BEGIN Data excerpts

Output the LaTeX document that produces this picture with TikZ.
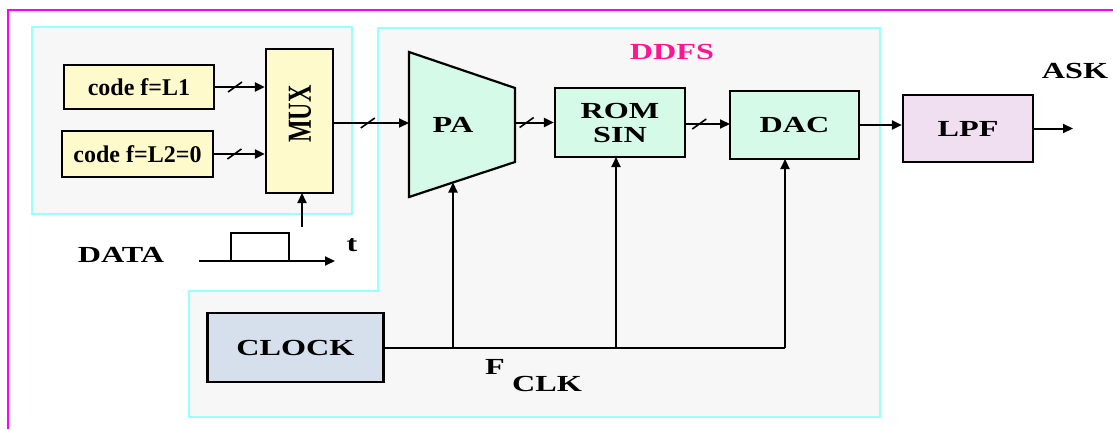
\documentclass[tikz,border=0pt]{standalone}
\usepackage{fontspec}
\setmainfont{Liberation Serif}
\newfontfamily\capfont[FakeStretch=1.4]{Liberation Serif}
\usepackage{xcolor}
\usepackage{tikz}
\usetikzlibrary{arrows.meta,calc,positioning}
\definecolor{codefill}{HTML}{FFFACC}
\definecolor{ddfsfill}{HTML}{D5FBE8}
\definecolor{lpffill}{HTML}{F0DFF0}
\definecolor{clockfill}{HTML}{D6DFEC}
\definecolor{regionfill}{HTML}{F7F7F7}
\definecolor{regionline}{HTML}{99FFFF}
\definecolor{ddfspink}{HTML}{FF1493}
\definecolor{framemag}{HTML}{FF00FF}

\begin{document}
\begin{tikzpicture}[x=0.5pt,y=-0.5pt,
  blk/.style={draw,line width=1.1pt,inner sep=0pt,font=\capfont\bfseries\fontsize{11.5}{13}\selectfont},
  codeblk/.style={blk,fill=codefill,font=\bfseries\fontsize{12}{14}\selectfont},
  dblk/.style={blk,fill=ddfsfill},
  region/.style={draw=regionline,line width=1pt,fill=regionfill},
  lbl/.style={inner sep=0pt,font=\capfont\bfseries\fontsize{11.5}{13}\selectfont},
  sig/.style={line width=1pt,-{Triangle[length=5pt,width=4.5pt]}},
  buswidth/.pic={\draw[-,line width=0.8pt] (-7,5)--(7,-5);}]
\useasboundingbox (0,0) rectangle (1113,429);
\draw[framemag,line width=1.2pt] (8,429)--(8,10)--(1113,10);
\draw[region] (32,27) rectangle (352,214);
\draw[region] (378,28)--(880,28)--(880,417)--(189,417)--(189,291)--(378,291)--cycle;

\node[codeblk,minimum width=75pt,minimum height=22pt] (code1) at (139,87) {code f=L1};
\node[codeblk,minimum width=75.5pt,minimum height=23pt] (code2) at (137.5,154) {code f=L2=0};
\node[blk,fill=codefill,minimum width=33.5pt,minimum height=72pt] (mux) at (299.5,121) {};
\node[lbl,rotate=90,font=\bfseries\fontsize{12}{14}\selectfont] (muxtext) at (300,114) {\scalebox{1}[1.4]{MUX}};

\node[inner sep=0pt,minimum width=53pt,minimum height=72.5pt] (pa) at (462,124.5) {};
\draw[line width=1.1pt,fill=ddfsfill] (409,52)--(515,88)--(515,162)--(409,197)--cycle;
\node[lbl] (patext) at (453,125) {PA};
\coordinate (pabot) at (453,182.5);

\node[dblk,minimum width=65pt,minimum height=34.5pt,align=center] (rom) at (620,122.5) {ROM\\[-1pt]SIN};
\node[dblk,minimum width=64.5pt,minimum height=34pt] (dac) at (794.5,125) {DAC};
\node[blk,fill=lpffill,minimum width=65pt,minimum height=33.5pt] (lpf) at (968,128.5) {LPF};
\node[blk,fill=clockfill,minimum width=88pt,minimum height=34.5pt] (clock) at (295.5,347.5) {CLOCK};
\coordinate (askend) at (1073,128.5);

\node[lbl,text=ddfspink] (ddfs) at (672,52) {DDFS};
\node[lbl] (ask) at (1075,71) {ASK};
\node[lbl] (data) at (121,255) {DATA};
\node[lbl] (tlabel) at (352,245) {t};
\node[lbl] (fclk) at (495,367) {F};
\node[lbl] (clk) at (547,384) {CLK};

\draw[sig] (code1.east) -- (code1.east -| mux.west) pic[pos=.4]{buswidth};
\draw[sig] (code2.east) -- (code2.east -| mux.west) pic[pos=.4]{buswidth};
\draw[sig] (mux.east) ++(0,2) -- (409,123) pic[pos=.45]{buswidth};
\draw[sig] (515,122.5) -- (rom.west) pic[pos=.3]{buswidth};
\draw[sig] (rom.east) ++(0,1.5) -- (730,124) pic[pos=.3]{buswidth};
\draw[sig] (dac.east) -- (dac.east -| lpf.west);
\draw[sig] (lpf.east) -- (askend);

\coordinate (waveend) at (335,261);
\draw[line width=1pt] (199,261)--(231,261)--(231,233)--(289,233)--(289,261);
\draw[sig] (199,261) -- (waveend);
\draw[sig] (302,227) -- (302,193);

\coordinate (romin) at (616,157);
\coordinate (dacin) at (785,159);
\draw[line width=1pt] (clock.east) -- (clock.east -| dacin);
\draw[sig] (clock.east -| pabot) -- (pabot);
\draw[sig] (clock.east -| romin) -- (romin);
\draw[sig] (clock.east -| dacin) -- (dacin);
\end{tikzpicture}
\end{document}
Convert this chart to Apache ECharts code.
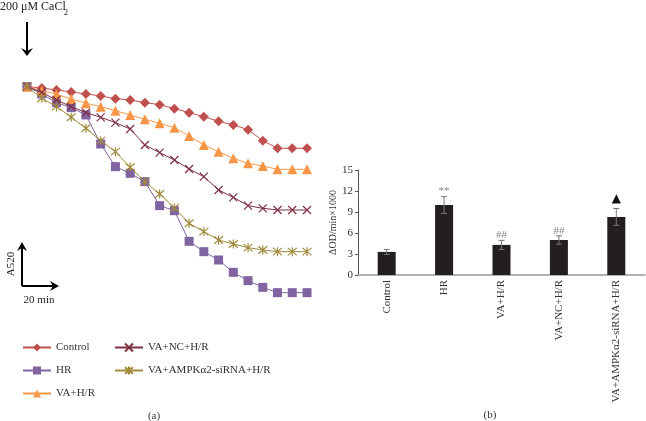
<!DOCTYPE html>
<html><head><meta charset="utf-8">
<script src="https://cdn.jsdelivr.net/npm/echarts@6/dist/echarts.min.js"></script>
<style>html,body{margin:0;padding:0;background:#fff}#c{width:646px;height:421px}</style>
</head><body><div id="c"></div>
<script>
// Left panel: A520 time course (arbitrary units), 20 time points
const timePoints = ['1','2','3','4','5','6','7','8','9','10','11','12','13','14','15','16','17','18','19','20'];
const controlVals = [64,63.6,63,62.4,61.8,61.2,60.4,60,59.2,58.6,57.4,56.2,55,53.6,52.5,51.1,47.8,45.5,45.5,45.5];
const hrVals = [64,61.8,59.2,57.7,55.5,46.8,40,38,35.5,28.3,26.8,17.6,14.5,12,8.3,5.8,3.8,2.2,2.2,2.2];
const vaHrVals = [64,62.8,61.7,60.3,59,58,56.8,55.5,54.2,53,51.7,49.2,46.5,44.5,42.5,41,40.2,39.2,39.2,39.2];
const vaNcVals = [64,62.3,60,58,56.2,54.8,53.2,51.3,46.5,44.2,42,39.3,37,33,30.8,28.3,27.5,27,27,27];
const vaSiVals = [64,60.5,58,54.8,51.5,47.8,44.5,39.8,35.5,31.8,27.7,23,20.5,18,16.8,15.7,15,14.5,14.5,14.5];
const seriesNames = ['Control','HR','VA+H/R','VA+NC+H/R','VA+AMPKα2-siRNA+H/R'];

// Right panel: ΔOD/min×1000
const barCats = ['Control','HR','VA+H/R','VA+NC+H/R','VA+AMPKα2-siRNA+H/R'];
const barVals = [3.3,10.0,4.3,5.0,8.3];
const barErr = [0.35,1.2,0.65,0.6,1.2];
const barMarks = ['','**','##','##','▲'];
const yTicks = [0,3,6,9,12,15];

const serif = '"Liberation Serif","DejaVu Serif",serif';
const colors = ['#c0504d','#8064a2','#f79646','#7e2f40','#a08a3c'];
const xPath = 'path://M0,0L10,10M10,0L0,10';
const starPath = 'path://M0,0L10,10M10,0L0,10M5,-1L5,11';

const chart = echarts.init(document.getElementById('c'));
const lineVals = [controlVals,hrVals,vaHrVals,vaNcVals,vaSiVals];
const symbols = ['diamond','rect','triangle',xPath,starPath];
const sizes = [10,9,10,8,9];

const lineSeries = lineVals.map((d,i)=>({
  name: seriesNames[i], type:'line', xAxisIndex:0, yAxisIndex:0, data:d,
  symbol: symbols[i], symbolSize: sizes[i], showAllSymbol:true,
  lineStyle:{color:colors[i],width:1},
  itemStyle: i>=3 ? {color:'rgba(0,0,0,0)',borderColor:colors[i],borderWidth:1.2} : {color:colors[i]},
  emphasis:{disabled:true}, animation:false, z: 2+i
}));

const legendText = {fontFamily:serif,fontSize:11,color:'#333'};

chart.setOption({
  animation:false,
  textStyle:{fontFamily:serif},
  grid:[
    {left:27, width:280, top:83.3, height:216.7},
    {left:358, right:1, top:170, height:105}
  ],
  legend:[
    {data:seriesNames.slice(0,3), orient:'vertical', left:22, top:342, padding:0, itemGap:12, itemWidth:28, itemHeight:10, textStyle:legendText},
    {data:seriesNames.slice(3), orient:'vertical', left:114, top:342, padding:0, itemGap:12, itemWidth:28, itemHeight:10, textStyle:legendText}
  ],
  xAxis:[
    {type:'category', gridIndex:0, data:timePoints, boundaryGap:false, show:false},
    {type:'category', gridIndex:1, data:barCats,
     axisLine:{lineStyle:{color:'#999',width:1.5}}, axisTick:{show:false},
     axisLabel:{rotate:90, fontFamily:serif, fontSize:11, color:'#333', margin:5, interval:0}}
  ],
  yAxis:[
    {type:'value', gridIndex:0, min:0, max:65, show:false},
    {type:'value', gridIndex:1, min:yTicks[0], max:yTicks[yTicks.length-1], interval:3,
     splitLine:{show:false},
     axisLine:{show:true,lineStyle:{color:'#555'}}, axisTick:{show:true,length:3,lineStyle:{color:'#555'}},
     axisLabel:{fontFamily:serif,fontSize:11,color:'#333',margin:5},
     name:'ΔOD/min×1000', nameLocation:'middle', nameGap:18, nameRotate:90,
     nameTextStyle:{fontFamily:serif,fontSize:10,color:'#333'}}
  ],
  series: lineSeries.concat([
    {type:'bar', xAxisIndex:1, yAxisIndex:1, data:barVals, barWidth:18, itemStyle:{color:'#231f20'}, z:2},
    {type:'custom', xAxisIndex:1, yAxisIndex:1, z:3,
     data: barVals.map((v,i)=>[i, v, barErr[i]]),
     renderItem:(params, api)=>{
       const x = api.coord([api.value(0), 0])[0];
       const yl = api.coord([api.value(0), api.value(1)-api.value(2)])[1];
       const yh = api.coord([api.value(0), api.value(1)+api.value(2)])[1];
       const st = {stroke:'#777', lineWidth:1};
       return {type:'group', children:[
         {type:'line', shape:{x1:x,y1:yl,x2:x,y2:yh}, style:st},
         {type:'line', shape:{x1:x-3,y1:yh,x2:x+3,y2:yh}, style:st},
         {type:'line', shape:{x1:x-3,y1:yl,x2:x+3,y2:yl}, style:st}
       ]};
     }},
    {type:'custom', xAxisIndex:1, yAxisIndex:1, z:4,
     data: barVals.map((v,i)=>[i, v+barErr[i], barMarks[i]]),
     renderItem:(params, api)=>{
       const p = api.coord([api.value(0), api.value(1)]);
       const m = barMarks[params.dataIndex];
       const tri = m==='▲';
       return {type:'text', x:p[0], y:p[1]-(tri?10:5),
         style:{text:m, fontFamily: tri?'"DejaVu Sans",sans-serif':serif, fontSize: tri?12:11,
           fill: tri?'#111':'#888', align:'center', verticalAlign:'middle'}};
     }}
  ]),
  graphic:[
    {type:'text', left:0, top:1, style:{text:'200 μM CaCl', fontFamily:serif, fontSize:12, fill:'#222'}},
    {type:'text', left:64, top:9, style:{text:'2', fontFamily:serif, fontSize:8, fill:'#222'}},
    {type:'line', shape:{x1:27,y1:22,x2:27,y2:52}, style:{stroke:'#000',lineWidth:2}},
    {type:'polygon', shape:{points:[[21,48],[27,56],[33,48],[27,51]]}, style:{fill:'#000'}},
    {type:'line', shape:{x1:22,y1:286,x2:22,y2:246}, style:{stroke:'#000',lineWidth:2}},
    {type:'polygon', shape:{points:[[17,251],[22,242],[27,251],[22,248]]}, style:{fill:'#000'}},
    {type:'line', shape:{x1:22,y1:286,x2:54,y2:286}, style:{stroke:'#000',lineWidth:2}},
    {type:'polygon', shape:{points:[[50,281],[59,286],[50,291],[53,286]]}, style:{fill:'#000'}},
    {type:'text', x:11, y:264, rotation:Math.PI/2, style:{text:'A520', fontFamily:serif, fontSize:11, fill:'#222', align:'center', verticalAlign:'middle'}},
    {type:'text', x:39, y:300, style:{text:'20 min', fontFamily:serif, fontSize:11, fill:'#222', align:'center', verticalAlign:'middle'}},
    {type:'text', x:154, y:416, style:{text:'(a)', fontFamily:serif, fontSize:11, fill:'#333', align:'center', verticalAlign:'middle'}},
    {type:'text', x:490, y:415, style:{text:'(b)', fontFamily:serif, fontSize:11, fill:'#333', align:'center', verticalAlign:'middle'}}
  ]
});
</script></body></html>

END Data excerpts

** Goal **
How many of the lines in the listing above hold the word "this"? Report only that figure.

** The response **
2